- Short problem
Search the material for the word "page" and report each line where it turns up.

- Material provided
====
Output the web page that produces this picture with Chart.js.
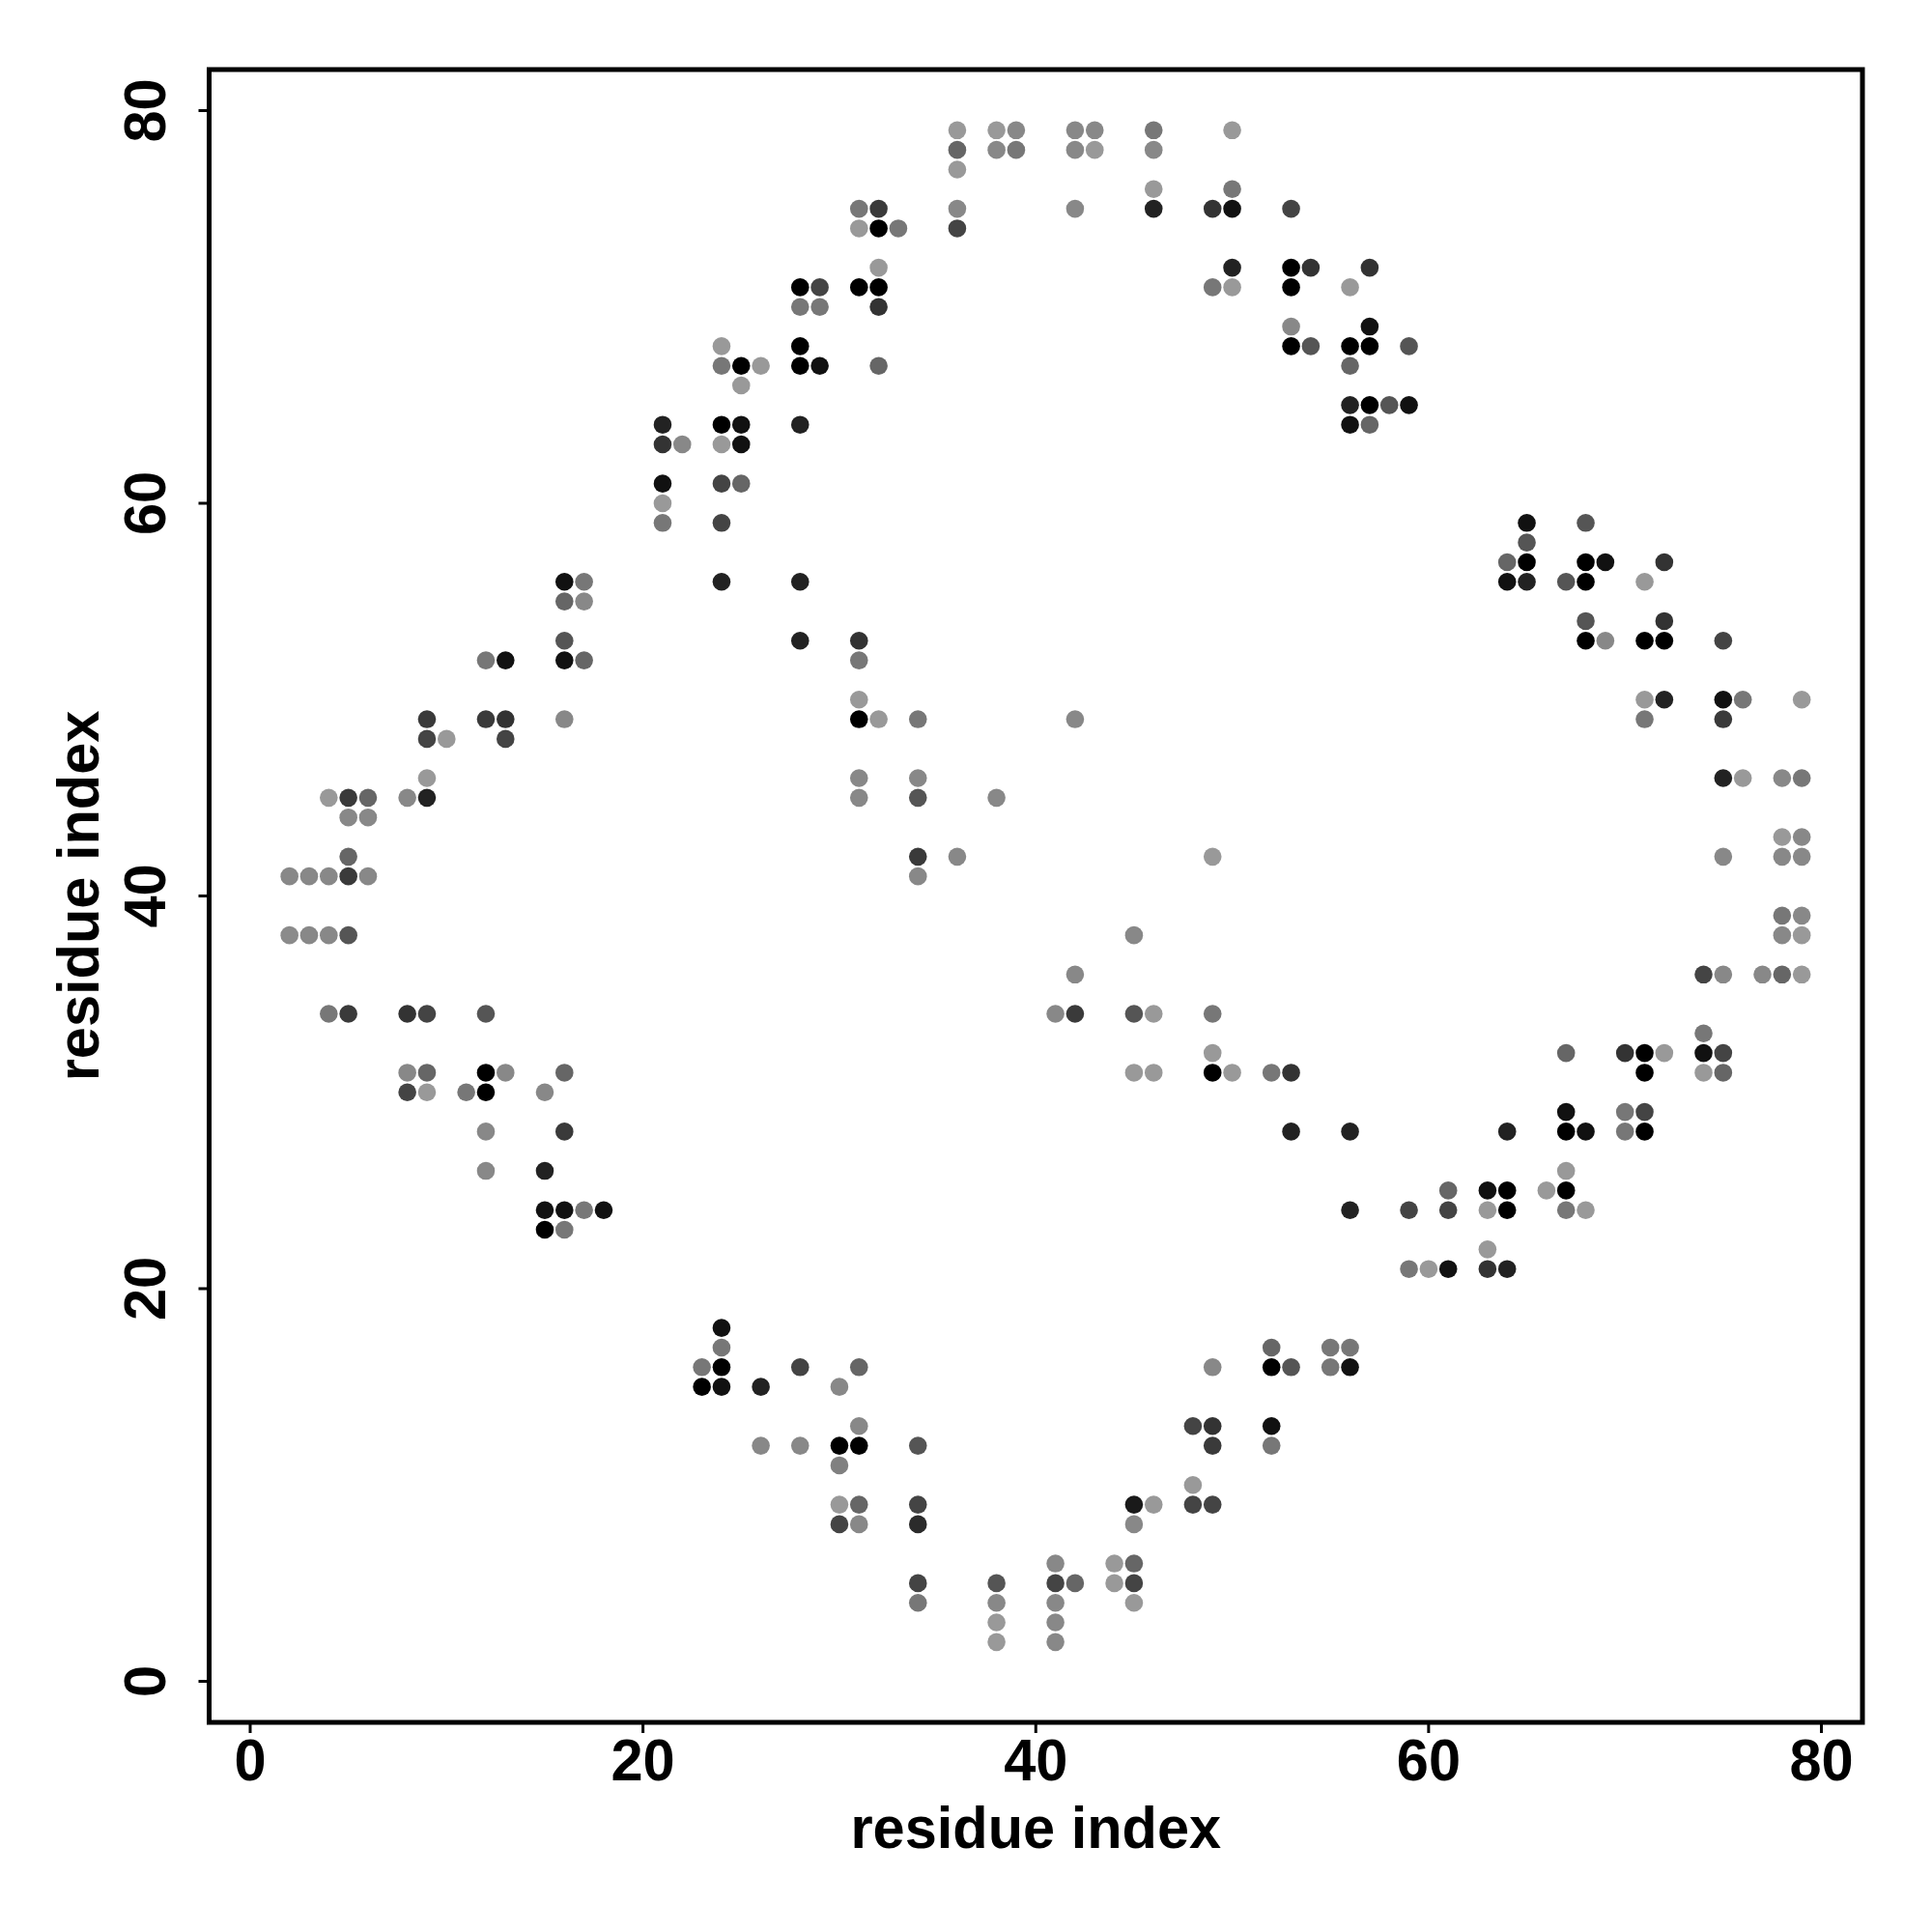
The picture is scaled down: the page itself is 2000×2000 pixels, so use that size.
<!DOCTYPE html>
<html>
<head>
<meta charset="utf-8">
<script src="https://cdn.jsdelivr.net/npm/chart.js@4"></script>
<style>
html,body{margin:0;padding:0;background:#fff;}
#wrap{width:2000px;height:2000px;}
</style>
</head>
<body>
<div id="wrap"><canvas id="c" width="2000" height="2000"></canvas></div>
<script>
// residue pairs (i = x, j = y) and contact score (darker = higher)
const residueI = [
 2,3,4,5,6,5,2,3,4,5,5,6,4,5,6,8,9,9,9,10,9,12,13,13,16,12,13,16,17,16,16,17,16,17,
 21,21,21,21,22,21,24,25,24,25,24,25,24,24,24,24,25,26,25,28,28,29,28,28,29,28,29,31,32,32,32,
 31,32,33,31,32,32,36,36,36,36,36,38,39,38,39,42,43,42,43,42,46,46,46,46,50,50,50,49,53,50,49,50,
 53,54,53,57,56,53,53,54,57,56,57,59,56,56,57,58,59,56,57,
 65,68,65,64,65,64,65,68,69,67,68,72,71,68,72,68,69,71,72,75,71,72,75,76,79,71,75,75,76,78,79,
 78,79,75,78,79,78,79,78,79,74,75,77,78,79,74,67,70,71,72,74,75,71,74,75,67,70,71,64,67,68,70,71,
 67,61,63,64,66,67,56,59,61,63,64,67,68,63,59,60,61,63,64,55,56,52,52,53,55,56,49,52,52,48,49,49,
 48,48,49,45,46,45,44,45,44,45,45,41,41,42,41,41,41,38,38,38,38,34,34,34,34,34,30,31,30,31,30,30,
 31,31,30,31,28,28,26,26,23,24,23,24,24,24,
 15,12,15,16,17,18,15,16,12,16,8,9,11,12,15,8,9,12,13,16,4,5,8,9,12,
 28,28,31,31,31,31,32,34,42,31,34,31,34,38,34,36,49,34,45,42,41,42,45,46,49,49,45,46,49,50,52,53,53,56
];
const residueJ = [
 41,41,41,41,41,42,38,38,38,38,44,44,45,45,45,45,45,46,48,48,49,49,49,48,49,52,52,52,52,53,55,55,56,56,
 59,60,61,63,63,64,63,63,64,64,61,61,59,56,68,67,67,67,66,64,67,67,68,70,70,71,71,71,71,70,72,
 74,74,74,75,75,67,74,75,77,78,79,79,79,78,78,79,79,78,78,75,79,78,76,75,79,76,75,75,75,72,71,71,
 72,72,71,72,71,69,68,68,69,68,68,68,67,65,65,65,65,64,64,
 59,59,58,57,57,56,56,57,57,56,56,57,56,54,54,53,53,53,53,53,50,50,50,50,50,49,49,46,46,46,46,
 43,43,42,42,42,39,39,38,38,36,36,36,36,36,33,32,32,32,32,32,32,31,31,31,29,29,29,28,28,28,28,28,
 26,25,25,25,25,25,24,24,24,24,24,24,24,22,21,21,21,21,21,17,17,17,16,16,16,16,16,13,12,13,13,12,
 10,9,9,9,9,8,6,6,5,5,4,6,5,5,4,3,2,5,4,3,2,5,4,9,8,12,9,9,8,8,11,12,
 12,13,15,16,16,12,12,15,16,16,15,15,17,18,
 26,26,24,24,24,24,23,23,28,28,30,30,30,30,30,31,31,31,31,31,34,34,34,34,34,
 56,53,53,52,50,49,49,49,49,46,46,45,45,45,42,42,42,41,38,36,34,34,34,34,34,32,31,31,31,31,31,31,28,28
];
const contactScore = [
 0.20,0.20,0.20,0.66,0.20,0.40,0.18,0.20,0.20,0.50,0.20,0.20,0.10,0.66,0.40,0.20,0.80,0.10,0.60,0.10,0.66,0.66,0.70,0.60,0.20,0.30,0.90,0.90,0.40,0.50,0.40,0.20,0.90,0.30,
 0.30,0.10,0.90,0.70,0.20,0.80,0.10,0.90,1.00,0.90,0.60,0.40,0.60,0.80,0.10,0.30,1.00,0.10,0.10,0.80,1.00,0.90,1.00,0.30,0.30,1.00,0.60,1.00,1.00,0.70,0.10,
 0.10,1.00,0.30,0.30,0.66,0.40,0.60,0.20,0.10,0.40,0.10,0.10,0.20,0.20,0.30,0.20,0.20,0.20,0.10,0.20,0.30,0.20,0.10,0.80,0.10,0.30,0.90,0.70,0.60,0.80,0.30,0.10,
 1.00,0.70,1.00,0.70,0.10,0.20,1.00,0.50,0.90,1.00,1.00,0.50,0.40,0.80,1.00,0.50,0.90,0.90,0.40,
 0.90,0.50,0.50,0.40,1.00,0.90,0.80,1.00,0.90,0.50,1.00,0.70,0.10,0.50,0.70,1.00,0.20,1.00,1.00,0.60,0.10,0.80,0.90,0.30,0.10,0.30,0.66,0.80,0.10,0.20,0.30,
 0.10,0.20,0.20,0.20,0.20,0.30,0.20,0.20,0.10,0.60,0.20,0.20,0.40,0.10,0.30,0.40,0.70,1.00,0.10,0.90,0.60,1.00,0.10,0.40,0.90,0.30,0.60,0.80,1.00,0.90,0.30,1.00,
 0.10,0.40,0.90,1.00,0.10,1.00,0.80,0.60,0.60,0.10,1.00,0.30,0.10,0.10,0.30,0.10,0.90,0.70,0.80,0.30,0.30,0.40,1.00,0.50,0.30,0.90,0.20,0.90,0.30,0.60,0.70,0.66,
 0.10,0.60,0.60,0.85,0.10,0.20,0.10,0.40,0.10,0.60,0.10,0.20,0.60,0.40,0.20,0.20,0.20,0.50,0.20,0.10,0.10,0.60,0.30,0.60,0.75,0.50,0.10,0.40,0.60,0.20,0.25,1.00,
 1.00,0.20,0.20,0.40,0.60,0.20,0.20,0.80,0.30,1.00,1.00,0.90,0.30,0.90,
 0.80,0.20,0.90,0.90,0.30,0.90,1.00,0.30,0.20,0.66,0.60,0.10,0.30,1.00,0.20,0.20,0.40,1.00,0.20,0.40,0.30,0.66,0.70,0.60,0.50,
 0.80,0.80,0.70,0.30,0.10,1.00,0.10,0.30,0.20,0.20,0.20,0.20,0.50,0.20,0.66,0.20,0.10,0.20,0.20,0.20,0.20,0.66,0.50,0.10,0.30,0.10,0.10,0.10,1.00,0.10,0.30,0.70,0.80,0.80
];
const tickValues = [0, 20, 40, 60, 80];
const axisTitleX = 'residue index';
const axisTitleY = 'residue index';

function shade(s){ const g = Math.round(170 * (1 - s)); return 'rgb(' + g + ',' + g + ',' + g + ')'; }

const points = residueI.map((x, k) => ({x: x, y: residueJ[k]}));
const colors = contactScore.map(shade);

const FONT = 'bold 62px "Liberation Sans", Arial, Helvetica, sans-serif';
const SQUEEZE = 0.96;

function drawText(ctx, txt, x, y, rot){
  ctx.save();
  ctx.translate(x, y);
  if (rot) ctx.rotate(rot);
  ctx.scale(SQUEEZE, 1);
  ctx.fillText(txt, 0, 0);
  ctx.restore();
}

const framePlugin = {
  id: 'frame',
  afterDraw(chart){
    const ctx = chart.ctx, a = chart.chartArea;
    const xs = chart.scales.x, ys = chart.scales.y;
    ctx.save();
    ctx.strokeStyle = '#000';
    ctx.fillStyle = '#000';
    ctx.lineWidth = 5;
    ctx.lineJoin = 'miter';
    ctx.strokeRect(a.left, a.top, a.right - a.left, a.bottom - a.top);
    ctx.lineWidth = 3;
    ctx.font = FONT;
    ctx.textAlign = 'center';
    ctx.textBaseline = 'alphabetic';
    tickValues.forEach(v => {
      const px = xs.getPixelForValue(v);
      ctx.beginPath(); ctx.moveTo(px, a.bottom); ctx.lineTo(px, a.bottom + 11); ctx.stroke();
      drawText(ctx, String(v), px, 1843, 0);
    });
    tickValues.forEach(v => {
      const py = ys.getPixelForValue(v);
      ctx.beginPath(); ctx.moveTo(a.left, py); ctx.lineTo(a.left - 11, py); ctx.stroke();
      drawText(ctx, String(v), 171, py, -Math.PI / 2);
    });
    drawText(ctx, axisTitleX, (a.left + a.right) / 2, 1913, 0);
    drawText(ctx, axisTitleY, 102, (a.top + a.bottom) / 2, -Math.PI / 2);
    ctx.restore();
  }
};

new Chart(document.getElementById('c'), {
  type: 'scatter',
  data: {
    datasets: [{
      data: points,
      pointBackgroundColor: colors,
      pointBorderWidth: 0,
      pointBorderColor: 'rgba(0,0,0,0)',
      pointRadius: 9.3,
      pointHoverRadius: 9.3
    }]
  },
  options: {
    responsive: false,
    animation: false,
    devicePixelRatio: 1,
    layout: { padding: { left: 216.5, top: 72, right: 72, bottom: 217 } },
    plugins: { legend: { display: false }, tooltip: { enabled: false } },
    scales: {
      x: { type: 'linear', min: -2.09, max: 82.09, display: false },
      y: { type: 'linear', min: -2.09, max: 82.09, display: false }
    }
  },
  plugins: [framePlugin]
});
</script>
</body>
</html>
====
- Result of this task
Output the web page that produces this picture with Chart.js.
The picture is scaled down: the page itself is 2000×2000 pixels, so use that size.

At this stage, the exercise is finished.